Database name 'Temp Name' ignored, referencing object in tempdb.

This is the basic statement for each table

 SELECT column1
,column2
,column3]
INTO myDB.[dbo].[##TEMP_TABLE]
FROM myDB.[dbo].[Tablename1]

TRUNCATE TABLE myDB.[dbo].[Tablename1]

INSERT INTO myDB.[dbo].[Tablename1]
SELECT column1
,column2
,column3]
FROM myDB.[dbo].[##TEMP_TABLE]

Can I create temp table in the DB I am sourcing data from or is it better in temp dob?

If it is how do I create it, do I just use #TEMP or ##TEMP and it will know where to create temp table

Also do I have to dro pthe temp table after every statement in the stored proc, and if so what is the syntax?

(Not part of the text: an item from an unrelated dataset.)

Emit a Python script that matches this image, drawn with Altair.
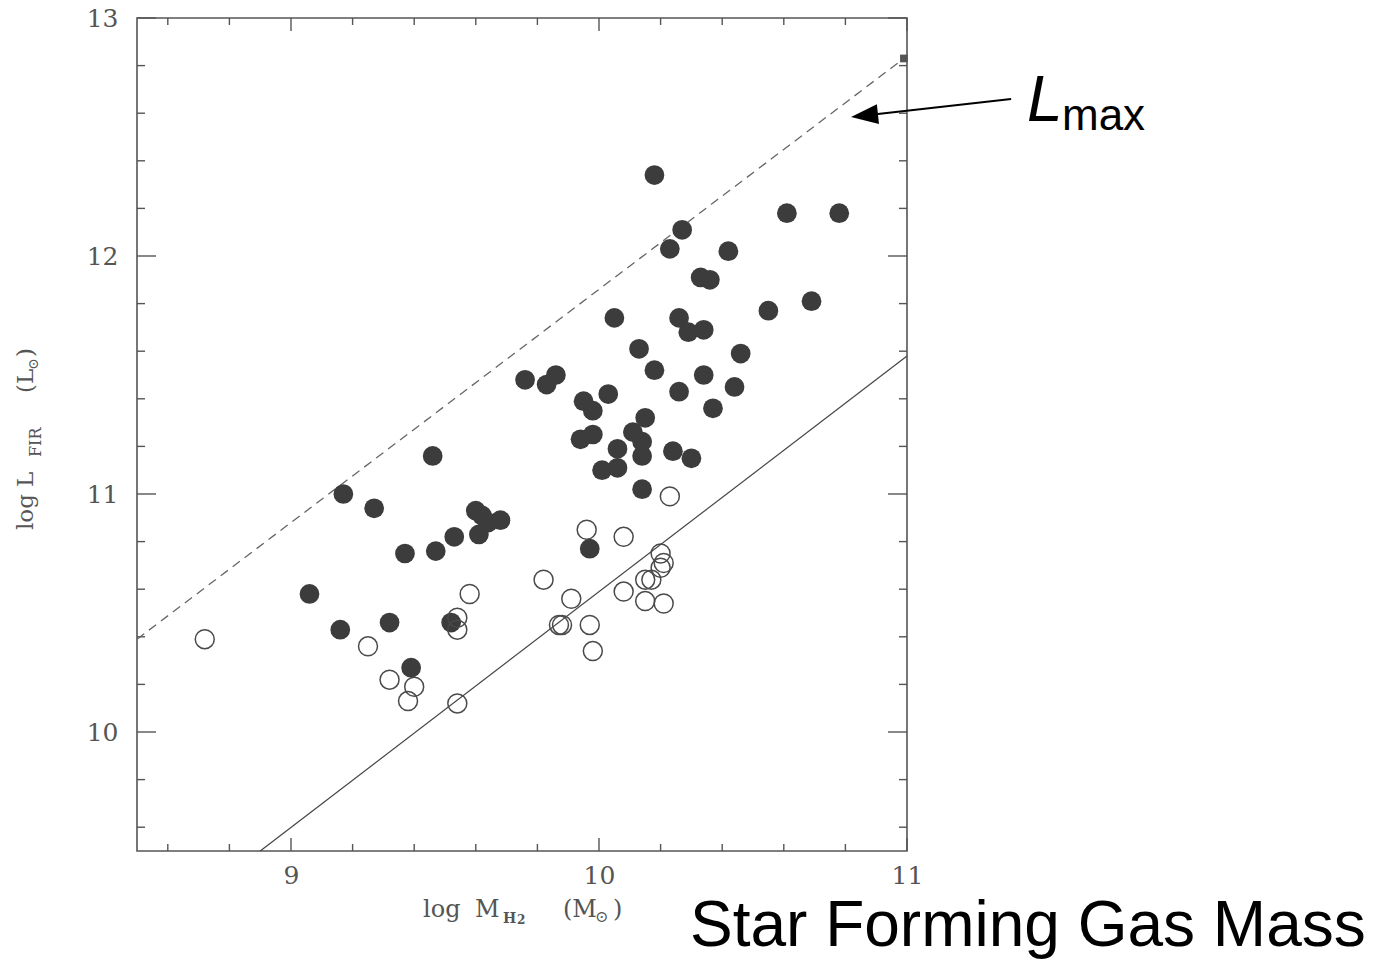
import altair as alt
import pandas as pd

# ---- data: log M_H2 (x) vs log L_FIR (y) ----
filled_x = [10.18, 10.61, 10.78, 10.27, 10.23, 10.42, 10.33, 10.36, 10.69, 10.55,
            10.05, 10.26, 10.29, 10.34, 10.13, 10.46, 10.18, 10.34, 9.76, 9.83,
            9.86, 10.44, 10.26, 9.95, 10.03, 9.98, 10.15, 10.37, 10.11, 9.94,
            9.98, 10.14, 10.06, 10.24, 10.30, 10.14, 10.01, 10.06, 10.14, 9.46,
            9.17, 9.27, 9.60, 9.62, 9.64, 9.68, 9.61, 9.53, 9.47, 9.37,
            9.97, 9.06, 9.16, 9.32, 9.52, 9.39]
filled_y = [12.34, 12.18, 12.18, 12.11, 12.03, 12.02, 11.91, 11.90, 11.81, 11.77,
            11.74, 11.74, 11.68, 11.69, 11.61, 11.59, 11.52, 11.50, 11.48, 11.46,
            11.50, 11.45, 11.43, 11.39, 11.42, 11.35, 11.32, 11.36, 11.26, 11.23,
            11.25, 11.22, 11.19, 11.18, 11.15, 11.16, 11.10, 11.11, 11.02, 11.16,
            11.00, 10.94, 10.93, 10.91, 10.88, 10.89, 10.83, 10.82, 10.76, 10.75,
            10.77, 10.58, 10.43, 10.46, 10.46, 10.27]

open_x = [8.72, 10.23, 9.96, 10.08, 10.20, 10.21, 10.20, 10.17, 10.15, 10.08,
          10.15, 10.21, 9.82, 9.58, 9.91, 9.87, 9.88, 9.97, 9.98, 9.54,
          9.54, 9.25, 9.32, 9.40, 9.38, 9.54]
open_y = [10.39, 10.99, 10.85, 10.82, 10.75, 10.71, 10.69, 10.64, 10.64, 10.59,
          10.55, 10.54, 10.64, 10.58, 10.56, 10.45, 10.45, 10.45, 10.34, 10.48,
          10.43, 10.36, 10.22, 10.19, 10.13, 10.12]

# upper envelope (dashed) and lower relation (solid)
lmax_x = [8.50, 10.99]
lmax_y = [10.39, 12.83]
fit_x = [8.90, 11.00]
fit_y = [9.50, 11.58]

# axis ticks
x_major = [9, 10, 11]
x_minor = [8.6, 8.8, 9.2, 9.4, 9.6, 9.8, 10.2, 10.4, 10.6, 10.8]
y_major = [10, 11, 12, 13]
y_minor = [9.6, 9.8, 10.2, 10.4, 10.6, 10.8, 11.2, 11.4, 11.6, 11.8,
           12.2, 12.4, 12.6, 12.8]

# arrow pointing at the dashed envelope
arrow_x = [11.338, 10.862]
arrow_y = [12.660, 12.590]

W, H = 770, 833
AX = "#555555"
INK = "#3c3c3c"
SERIF = "DejaVu Serif"
SANS = "Liberation Sans"

xs = alt.Scale(domain=[8.5, 11], nice=False, zero=False)
ys = alt.Scale(domain=[9.5, 13], nice=False, zero=False)

x_axis = alt.Axis(values=x_major, format="d", title=None, grid=False, ticks=False,
                  domain=False, labelFont=SERIF, labelFontSize=25, labelColor=AX,
                  labelPadding=12, labelFlush=False, labelOverlap=False)
y_axis = alt.Axis(values=y_major, format="d", title=None, grid=False, ticks=False,
                  domain=False, labelFont=SERIF, labelFontSize=25, labelColor=AX,
                  labelPadding=19, labelFlush=False, labelOverlap=False)


def X(field):
    return alt.X(f"{field}:Q", scale=xs, axis=x_axis)


def Y(field):
    return alt.Y(f"{field}:Q", scale=ys, axis=y_axis)


def xticks(vals, length):
    df = pd.DataFrame({"v": vals})
    bottom = alt.Chart(df).mark_rule(color=AX, strokeWidth=1.4).encode(
        x=X("v"), y=alt.value(H), y2=alt.value(H - length))
    top = alt.Chart(df).mark_rule(color=AX, strokeWidth=1.4).encode(
        x=X("v"), y=alt.value(0), y2=alt.value(length))
    return [bottom, top]


def yticks(vals, length):
    df = pd.DataFrame({"v": vals})
    left = alt.Chart(df).mark_rule(color=AX, strokeWidth=1.4).encode(
        y=Y("v"), x=alt.value(0), x2=alt.value(length))
    right = alt.Chart(df).mark_rule(color=AX, strokeWidth=1.4).encode(
        y=Y("v"), x=alt.value(W), x2=alt.value(W - length))
    return [left, right]


def label(text, px, py, size, font=SERIF, color=AX, angle=0, style="normal",
          weight="normal"):
    df = pd.DataFrame({"t": [text]})
    kw = dict(align="left", baseline="alphabetic", font=font, fontSize=size,
              color=color, fontStyle=style, fontWeight=weight)
    if angle:
        kw["angle"] = angle
    return alt.Chart(df).mark_text(**kw).encode(
        text="t:N", x=alt.value(px), y=alt.value(py))


filled_df = pd.DataFrame({"x": filled_x, "y": filled_y})
open_df = pd.DataFrame({"x": open_x, "y": open_y})
lmax_df = pd.DataFrame({"x": lmax_x, "y": lmax_y})
fit_df = pd.DataFrame({"x": fit_x, "y": fit_y})
arrow_df = pd.DataFrame({"x": arrow_x, "y": arrow_y})

lmax_line = alt.Chart(lmax_df).mark_line(
    color="#666666", strokeWidth=1.3, strokeDash=[9, 6]).encode(x=X("x"), y=Y("y"))
fit_line = alt.Chart(fit_df).mark_line(
    color="#444444", strokeWidth=1.2).encode(x=X("x"), y=Y("y"))

lmax_end = alt.Chart(lmax_df.tail(1)).mark_point(
    shape="square", filled=True, color="#555555", size=60, opacity=1).encode(
    x=X("x"), y=Y("y"))

filled_pts = alt.Chart(filled_df).mark_circle(
    color=INK, size=390, opacity=1).encode(x=X("x"), y=Y("y"))
open_pts = alt.Chart(open_df).mark_point(
    shape="circle", filled=False, color="#4a4a4a", size=360, strokeWidth=1.5,
    opacity=1).encode(x=X("x"), y=Y("y"))

arrow_line = alt.Chart(arrow_df).mark_line(
    color="black", strokeWidth=2, clip=False).encode(x=X("x"), y=Y("y"))
arrow_head = alt.Chart(arrow_df.tail(1)).mark_point(
    shape="M -1 0 L 1 -0.74 L 1 0.74 Z", filled=True, color="black", size=730,
    angle=354, opacity=1, clip=False).encode(x=X("x"), y=Y("y"))

texts = [
    # y-axis title: log L_FIR (L_sun)
    label("log", -104, 512, 23, angle=270),
    label("L", -104, 469, 23, angle=270),
    label("FIR", -96, 439, 16, angle=270),
    label("(L", -104, 375, 23, angle=270),
    label("⊙", -99, 352, 14, angle=270),
    label(")", -104, 339, 23, angle=270),
    # x-axis title: log M_H2 (M_sun)
    label("log", 286, 899, 24),
    label("M", 338, 899, 24),
    label("H", 366, 905, 14, weight="bold"),
    label("2", 380, 906, 12, weight="bold"),
    label("(M", 426, 899, 24),
    label("⊙", 458, 904, 16),
    label(")", 476, 899, 24),
    # annotations
    label("L", 890, 103, 64, font=SANS, color="black", style="italic"),
    label("max", 925, 112, 44, font=SANS, color="black"),
    label("Star Forming Gas Mass", 553, 928, 64, font=SANS, color="black"),
]

layers = (xticks(x_major, 13) + xticks(x_minor, 7)
          + yticks(y_major, 19) + yticks(y_minor, 8)
          + [lmax_line, fit_line, lmax_end, filled_pts, open_pts,
             arrow_line, arrow_head] + texts)

chart = alt.layer(*layers).properties(
    width=W, height=H,
    padding={"left": 137, "top": 18, "right": 473, "bottom": 109},
    autosize=alt.AutoSizeParams(type="none"),
    background="white",
).configure_view(stroke=AX, strokeWidth=1.6)

chart.save("out.html", embed_options={"renderer": "svg", "actions": False})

I've used just drop table #tempname, or if statement at start and just drop between each statement.

Seem to be getting errors with every way I try.

When I want to create a temp table based on the table I am querying do I use select into or insert into select * from?

Please can someone help with syntax/set up and dropping of these temp tables?

Kristen · May 10, 2017, 3:18pm

What you descrbied earlier is a sledge hammer to crack a nut.

You want to take all the DUP rows out into #TEMP, delete them from Source, and then put one back.

Better would be to delete-all-bar-the-one-to-keep, as I described.

If you delete the row that you want to keep (along with others), and then put it back there may be all sorts of side effects. Maybe you won't encounter them, but if you do they will be a PITA.

Off the top of my head:

Triggers
IDENTITY numbers (different when you insert back again)
Foreign Keys
Create Date/Time
Audit/Archiving
and so on.

No, its not database specific (but in the case of #TEMP, rather than ##TEMP, its unique to your current session, so "INTO #TEMP" is probably all you need to do).

but my advice is DO NOT DO IT THAT WAY ...

jeffw8713 · May 12, 2017, 6:06pm

I agree with Kristen - you are really making this much more complex than is needed. And if you are trying to build a process that can be run in the future...I would recommend not taking that approach.

The one thing I haven't heard is that you have a plan in place to prevent the duplicates from occurring in the first place. The first order of business is to identify why you are getting duplicate values and have a plan in place to apply those changes once you have removed the duplicate rows...

This just sounds like you are building a process to 'clean' up the database after the fact...which is always a bad idea.